One of the things Logano mentioned in the offseason was that the crew chief change would allow him to take on more leadership with the team. With what he’s learned talking to a sports psychologist, Logano says he’s taking a greater role this year.
“My attitude’s different,” Logano said. “I feel like I walk around with a lot more confidence in myself. That carries through the whole team. Granted, we’re only two races into this deal. But we need to stay focused and keep our eye on the prize like we’ve been doing.”
Photo by ASP, Inc.
GOOD SIGN While Kevin Harvick might have been disappointed with finishing second at Phoenix last weekend after leading a race-high 88 laps, it didn’t diminish his enthusiasm for this season.
After the race, car owner Richard Childress congratulated Harvick on the radio for his run. Harvick replied: “It’s going to be a good year.”
Harvick was excited with his run after struggling at Phoenix last year and finishing 19th.
“They’ve done a good job over the winter,” Harvick said of his team. “And hopefully that continues over the next few weeks in the preparation that they’ve done through the winter.”

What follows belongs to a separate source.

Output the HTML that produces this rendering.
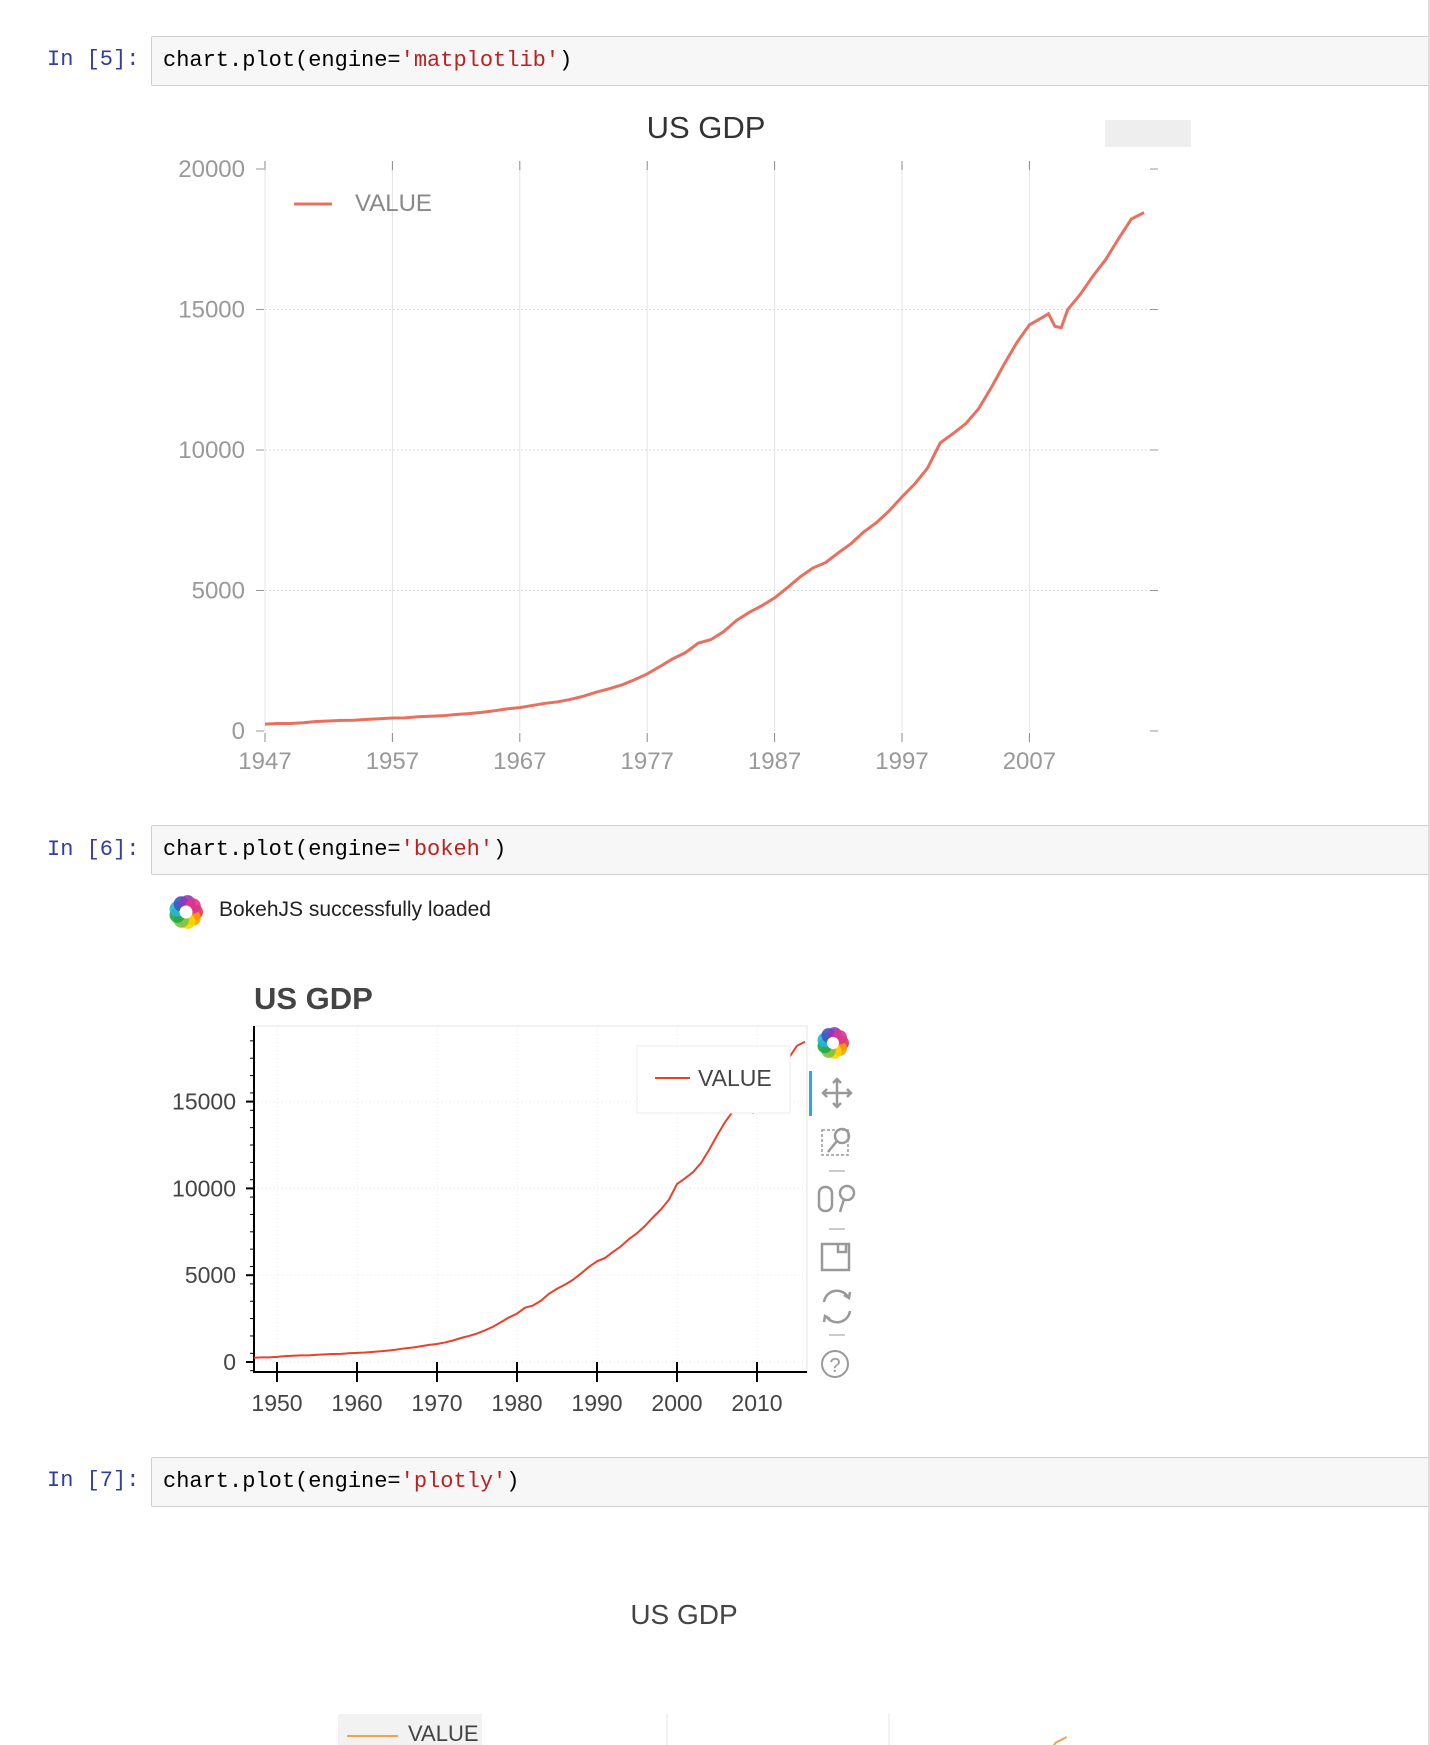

PIT STOPS Goodyear held a tire test Tuesday at Rockingham Speedway in preparation for the April 15 Camping World Truck Series race there, the first NASCAR race at that track since the Cup Series left after 2004. Said Jason Leffler, among the drivers testing: “I’m just looking forward to coming back and seeing 35 other trucks out here racing hard to see what happens when the tires wear out and everybody gets slipping and sliding.” ... Dodge will reveal its 2013 Charger this weekend at Las Vegas Motor Speedway. Prior to last weekend’s events at Phoenix International Raceway, Penske Racing announced it would switch to Ford at the conclusion of the 2012 season. “We do value our NASCAR program and will be evaluating the opportunities available moving forward,” Ralph Gilles, President and CEO SRT Brand and Motorsports, said. “As those opportunities materialize, we'll reveal our 2013 plans, not only in NASCAR but in other forms of motorsports.”